Wahlplakat der Zionistischen Vereinigung »Wir oder er« - von Ranbar (Eigenes Werk) [CC BY-SA 4.0], via Wikimedia Commons Wahlplakat der Zionistischen Vereinigung »Das sind Wir oder Er« - von Ranbar (Eigenes Werk) [CC BY-SA 4.0], via Wikimedia Commons

Mit dem Ausgang der Wahlen ändert sich scheinbar wenig, weil es so ausschaut, als bleibe Netanjahu an der Macht. Das ist die oberflächliche Betrachtung des Wahlausgangs. Tatsächlich hat die Zionistische Vereinigug (HaMachane HaZioni) durch ihr gemeinsames Auftreten kein schlechtes Ergebnis erzielt, auch wenn es nicht für eine Regierungsbeteiligung reichen dürfte. Dies zeigt recht gut, dass die Bevölkerung sehr verschiedene Interessensschwerpunkte hat. Einigen ist Sicherheit wichtig, anderen soziale Gerechtigkeit und die Aussicht, von eigener Arbeit auch (gut) leben zu können. Für die Juden der Diaspora dürften beide Themen nicht so sehr uninteressant sein - natürlich nur dann, wenn man sich über eine Auswanderung Gedanken macht. Es hat der Mann gewonnen, der in den Augen der Öffentlichkeit hier in Europa, nicht gerade Wunschkandidat war - um das mal euphemistisch zu umschreiben. Fast schon egal, wer statt Netanjahu die Wahl gewinnt. Es dürfte seiner Popularität nicht gerade genutzt haben, in den letzten Stunden noch vor den arabischen Wählern zu warnen - was weder weise, noch akzeptabel war. Er hat sich schon zuvor mit Richter Salim Joubran angelegt, der aus einer arabischen Familie stammt und die Wahlen beaufsichtigt. Das gute Abschneiden der arabischen Sammelpartei ist interessant und in gewisser Weise bedeutsam. Es zeigt nämlich zwei Dinge: Zum einen, dass Israel genau kein Apartheidstaat ist, in dem nichtjüdische Israelis keinerlei Rechte hätten und zum anderen, dass viele arabische Wähler sich irgendwie doch nicht in den anderen Parteien aufgehoben fühlen - wenngleich HaMachane HaZioni Zouheir Bahloul aufgestellt hat und Jisrael Beitejnu Hamad Amar (einen Drusen). Bei einer großen Koalition wäre übrigens der Spitzenkandidat der Vereinigten Arabischen Liste, Ayman Odeh, offizieller Oppositionsführer geworden.

Das israelische Fernsehen tweetete ein Bild von Ja’akow Herzog und Tzipi Livni vom Frühstück am Strand am Morgen nach der Wahl:

Da war schon klar, dass die Regierungsbeteiligung vermutlich vom Tisch ist.
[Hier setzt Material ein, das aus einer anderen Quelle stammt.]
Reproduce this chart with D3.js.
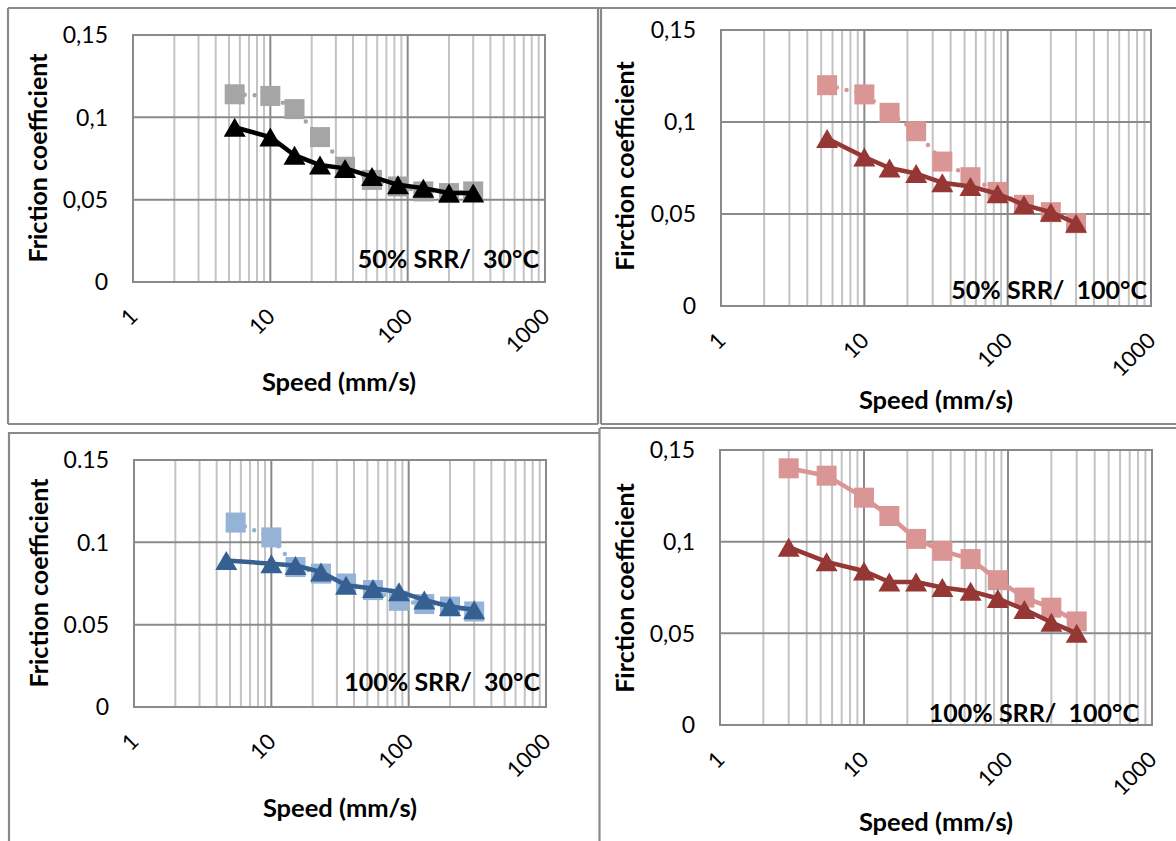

Aber auch für Netanjahu wird es kein Spaziergang. Er muss nun die potentiellen Koalitionspartner unter einen Hut bringen und eine Perspektive für eine Zusammenarbeit formulieren. Bei den vielen kleinen Interessen keine leichte Aufgabe. Eine Präsidentschaft Netanjahus bedeutet nicht zwangsläufig, dass der Friedensprozess endgültig begraben wurde, hoffentlich jedenfalls. Entgegen der Aussage, es werde mit ihm keine zwei Staaten geben, muss Netanjahu eine sichere Alternative vorstellen oder von seiner Aussage abrücken und es irgendwie in einen »Ja-Ja-das-war-vor-der-Wahl« Kontext bringen. Auf der anderen Seite war diese Lösung zunächst nur mehr eine schöne illusorische Idee, die aber immer unerreichbarer wurde. Nicht nur aus israelisch-innenpolitischer Sicht.

Langfristig wird große Rhetorik hier keine Lösung bringen und seine Position nicht absichern. Die sozialen Probleme wird seine Regierung angehen müssen. Tatsächlich ist vieles nicht so zementiert, wie es momentan ausschauen könnte.
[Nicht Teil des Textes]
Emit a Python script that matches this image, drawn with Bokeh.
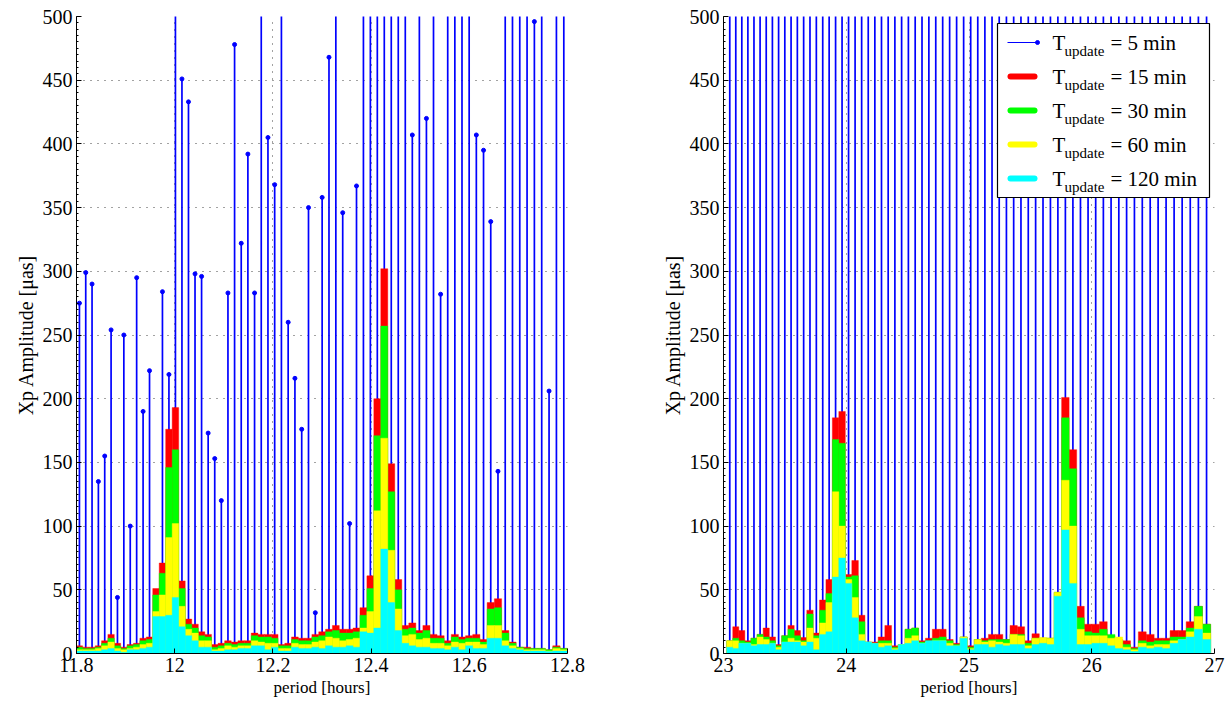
import numpy as np
from bokeh.plotting import figure
from bokeh.layouts import row
from bokeh.models import Range1d, FixedTicker, PrintfTickFormatter
from bokeh.core.properties import value
from bokeh.embed import file_html
from bokeh.resources import INLINE

FONT = "Liberation Serif"

# Periodogram line grid (cycles per hour); periods are 1/frequency
freq_step = 9.2e-5
semi_first_freq = 0.0847029
diur_first_freq = 0.043382

update_minutes = [5, 15, 30, 60, 120]
series_colors = ["#0000ff", "#ff0000", "#00ff00", "#ffff00", "#00ffff"]

y_ticks = [0, 50, 100, 150, 200, 250, 300, 350, 400, 450, 500]
semi_ticks = [11.8, 12.0, 12.2, 12.4, 12.6, 12.8]
diur_ticks = [23, 24, 25, 26, 27]

# Semidiurnal band, Xp amplitude [uas] per update interval
semi_5min = [275, 299, 290, 135, 155, 254, 44, 250, 100, 295,
             190, 222, 30, 284, 219, 760, 451, 433, 298, 296,
             173, 153, 120, 283, 478, 322, 392, 283, 690, 405,
             368, 540, 260, 216, 176, 350, 32, 358, 468, 610,
             346, 102, 367, 820, 950, 1300, 1700, 1100, 700, 640,
             407, 580, 420, 600, 282, 700, 620, 590, 680, 407,
             395, 339, 143, 610, 720, 650, 580, 496, 600, 206,
             630, 700]
semi_15min = [6, 5, 5, 6, 10, 15, 8, 5, 7, 8,
              12, 13, 51, 71, 176, 193, 57, 27, 23, 17,
              15, 7, 8, 10, 9, 10, 10, 16, 15, 15,
              15, 7, 8, 13, 12, 12, 15, 17, 19, 22,
              19, 19, 20, 36, 61, 200, 302, 149, 58, 22,
              24, 18, 22, 15, 14, 10, 15, 13, 14, 15,
              11, 40, 43, 18, 9, 5, 5, 4, 4, 3,
              6, 4]
semi_30min = [5, 4, 4, 5, 8, 12, 6, 4, 6, 7,
              10, 11, 46, 63, 146, 160, 51, 23, 20, 14,
              13, 5, 6, 8, 7, 8, 8, 14, 13, 13,
              12, 6, 6, 11, 10, 10, 13, 14, 17, 18,
              16, 16, 17, 30, 51, 171, 257, 127, 50, 19,
              20, 16, 18, 12, 12, 8, 13, 11, 12, 12,
              9, 35, 36, 16, 8, 5, 4, 4, 4, 3,
              5, 4]
semi_60min = [3, 3, 3, 4, 6, 9, 4, 3, 4, 5,
              7, 8, 33, 46, 91, 102, 37, 19, 16, 10,
              10, 3, 4, 6, 5, 6, 6, 10, 9, 8,
              8, 4, 4, 8, 7, 7, 9, 10, 13, 12,
              10, 11, 12, 20, 33, 112, 169, 81, 35, 14,
              15, 11, 12, 8, 8, 6, 9, 8, 9, 9,
              7, 22, 22, 10, 6, 4, 3, 3, 3, 2,
              4, 3]
semi_120min = [2, 2, 2, 2, 3, 4, 2, 1, 3, 3,
               4, 5, 29, 29, 30, 44, 21, 14, 10, 5,
               5, 2, 2, 3, 3, 4, 4, 6, 6, 3,
               5, 2, 2, 5, 4, 4, 5, 4, 6, 5,
               5, 6, 5, 17, 16, 20, 82, 40, 18, 8,
               6, 5, 5, 4, 4, 3, 5, 3, 6, 4,
               4, 12, 12, 6, 4, 3, 2, 2, 2, 1.5,
               2, 2]

# Diurnal band
diur_5min = [1450, 1620, 1380, 1700, 1520, 1260, 1840, 1330, 1590, 1410,
             1760, 1480, 1350, 1690, 1570, 1900, 2600, 3400, 3700, 2900,
             2100, 1650, 1430, 1520, 1380, 1610, 1470, 1350, 1560, 1720,
             1390, 1480, 1640, 1530, 1410, 1580, 1360, 1490, 1620, 1440,
             1380, 1550, 1470, 1690, 1520, 1400, 1580, 1730, 1860, 2300,
             3300, 3000, 2200, 1750, 1540, 1620, 1450, 1380, 1500, 1420,
             1600, 1470, 1390, 1530, 1660, 1480, 1570, 1820, 1610]
diur_15min = [10, 21, 18, 10, 12, 15, 20, 13, 7, 14,
              22, 18, 12.5, 34, 16, 42, 58, 185, 190, 62,
              73, 30, 9, 9, 13, 22, 6, 7, 19, 20,
              10, 12, 19, 19, 11, 8, 13, 6, 11, 12,
              15, 15, 11, 22, 21, 10, 15.5, 12, 12, 48,
              201, 160, 37, 23, 23, 25, 14, 11, 10, 5,
              17, 15, 12, 12, 18, 18, 25, 37, 23]
diur_30min = [10, 12, 10, 9, 12, 15, 13, 10, 6, 14,
              19, 14, 10, 31, 14, 34, 47, 168, 165, 60,
              61, 25, 9, 8, 10, 10, 5, 7, 19, 20,
              9, 10, 12, 13, 10, 7, 13, 5, 11, 10,
              11, 11, 11, 15, 15, 8, 12, 12, 12, 48,
              185, 145, 28, 17, 16, 19, 15, 10, 7, 4,
              10, 9, 10, 10, 13, 13, 20, 37, 23]
diur_60min = [10, 10, 8, 8, 7, 13, 11, 8, 5, 9,
              12, 10, 9, 20, 12, 24, 40, 127, 100, 58,
              44, 15, 9, 8, 8, 8, 4, 7, 12, 14,
              8, 9, 10, 10, 8, 6, 13, 4, 11, 9,
              10, 9, 8, 15, 14, 6, 12, 12.5, 12, 48,
              136, 100, 19, 14, 14, 14, 12, 13, 5, 3,
              8, 6, 7, 7, 10, 11, 17, 29, 16]
diur_120min = [5, 4, 8, 8, 6, 7, 7, 8, 3, 9,
               9, 9, 6, 9, 3, 15, 17, 60, 75, 55,
               28, 10, 9, 8, 5, 6, 3, 7, 8, 10,
               8, 10, 10, 10, 6, 6, 12, 3, 7, 7,
               5, 7, 6, 7, 7, 4, 7, 8, 7, 45,
               97, 55, 7, 7, 8, 8, 6, 4, 3, 1.5,
               5, 4, 5, 4, 8, 11, 13, 19, 11]


def style_axis(ax, label, label_size):
    ax.axis_label = label
    ax.axis_line_color = "black"
    ax.axis_line_width = 1
    ax.major_tick_in = 5
    ax.major_tick_out = 0
    ax.minor_tick_in = 2
    ax.minor_tick_out = 0
    ax.major_tick_line_color = "black"
    ax.minor_tick_line_color = "black"
    ax.major_label_text_font = FONT
    ax.major_label_text_font_size = "20px"
    ax.major_label_text_color = "black"
    ax.major_label_standoff = 4
    ax.axis_label_text_font = FONT
    ax.axis_label_text_font_size = label_size
    ax.axis_label_text_font_style = "normal"
    ax.axis_label_text_color = "black"
    ax.axis_label_standoff = 3
    ax.formatter = PrintfTickFormatter(format="%g")


def build_panel(first_freq, amp5, bar_series, x_start, x_end, x_ticks,
                border_left, border_right):
    n = len(amp5)
    freq = first_freq - freq_step * np.arange(n)
    period = 1.0 / freq
    bar_width = period ** 2 * freq_step

    p = figure(width=616, height=705,
               x_range=Range1d(x_start, x_end), y_range=Range1d(0, 500),
               output_backend="svg", toolbar_location=None,
               min_border_left=border_left, min_border_right=border_right,
               min_border_top=16, min_border_bottom=52)
    p.outline_line_color = None
    p.background_fill_color = "white"
    p.border_fill_color = "white"

    # 5-minute update: stem lines with dot heads
    p.segment(x0=period, y0=np.zeros(n), x1=period, y1=amp5,
              line_color=series_colors[0], line_width=1.7)
    p.scatter(x=period, y=amp5, size=4, marker="circle",
              fill_color=series_colors[0], line_color=series_colors[0])

    # longer update intervals: overlaid bars, largest first
    for vals, col in zip(bar_series, series_colors[1:]):
        p.vbar(x=period, width=bar_width, top=vals, bottom=0,
               fill_color=col, line_color=col, line_width=0.4)

    xa = p.xaxis[0]
    ya = p.yaxis[0]
    xa.ticker = FixedTicker(ticks=x_ticks)
    ya.ticker = FixedTicker(ticks=y_ticks, minor_ticks=list(range(0, 501, 5)))
    style_axis(xa, "period [hours]", "17px")
    style_axis(ya, "Xp Amplitude [\u03bcas]", "20px")

    p.grid.grid_line_color = "#444444"
    p.grid.grid_line_dash = "1 6"
    p.grid.grid_line_width = 1
    return p


left = build_panel(semi_first_freq, semi_5min,
                   [semi_15min, semi_30min, semi_60min, semi_120min],
                   11.8, 12.8, semi_ticks, 76, 49)
right = build_panel(diur_first_freq, diur_5min,
                    [diur_15min, diur_30min, diur_60min, diur_120min],
                    23, 27, diur_ticks, 107, 18)

# Legend box (upper right of the diurnal panel)
px_per_hour = 491.0 / 4.0
px_per_uas = 637.0 / 500.0


def lx(px):
    return 23 + (px - 723) / px_per_hour


def ly(py):
    return (653 - py) / px_per_uas


right.quad(left=lx(997), right=lx(1209), bottom=ly(197), top=ly(23),
           fill_color="white", line_color="black", line_width=1.2)

row_y = [ly(42 + 34 * i) for i in range(len(update_minutes))]
sub_drop = 8.6 / px_per_uas

# sample marks
right.segment(x0=[lx(1007)], y0=[row_y[0]], x1=[lx(1037)], y1=[row_y[0]],
              line_color=series_colors[0], line_width=1.2)
right.scatter(x=[lx(1037)], y=[row_y[0]], size=4, marker="circle",
              fill_color=series_colors[0], line_color=series_colors[0])
for i in range(1, len(update_minutes)):
    right.segment(x0=[lx(1010)], y0=[row_y[i]], x1=[lx(1034)], y1=[row_y[i]],
                  line_color=series_colors[i], line_width=6, line_cap="round")

right.text(x=[lx(1052)] * len(update_minutes), y=row_y,
           text=["T"] * len(update_minutes),
           text_font=value(FONT), text_font_size=value("21px"),
           text_baseline="alphabetic", text_align="left", text_color="black")
right.text(x=[lx(1064)] * len(update_minutes), y=[v - sub_drop for v in row_y],
           text=["update"] * len(update_minutes),
           text_font=value(FONT), text_font_size=value("15px"),
           text_baseline="alphabetic", text_align="left", text_color="black")
right.text(x=[lx(1110)] * len(update_minutes), y=row_y,
           text=["= %d min" % m for m in update_minutes],
           text_font=value(FONT), text_font_size=value("21px"),
           text_baseline="alphabetic", text_align="left", text_color="black")

layout = row(left, right)
open("out.html", "w").write(file_html(layout, INLINE))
Abschließend muss man erwähnen, dass ein anderer Wahlausgang bezüglich des Irans keine Änderung gebracht hätte. Es ist Konsens, dass eine iranische Regierung mit Atomwaffen für den Staat Israel eine Bedrohung darstellt.

Noch etwas zur »Rezeption« der Wahlen in den deutschsprachigen Blogs und Facebook-Accounts: Genausoviel, wie die Europäer wollten, dass Benjamin Netanjahu unter allen Umständen nicht gewählt wird, wollten einige populistische Blogger, dass Benjamin Netanjahu unbedingt wieder gewählt wird. Warum? Nicht aus der Erkenntnis heraus, dass Netanjahu dieses oder jenes bewegt hätte, oder weil man vergessen hätte, wie lange er vor einer Antwort auf den Raketenbeschuss aus Gaza im Sommer 2014 gezögert hat. Nein. Offenbar nur, damit man nun sagen kann: »Bäh, bäh, Bäh – Israel kann selber bestimmen, wer gewählt wird.« Das wird aber dem Wahlergebnis nicht gerecht und der Komplexität der Situation auch nicht.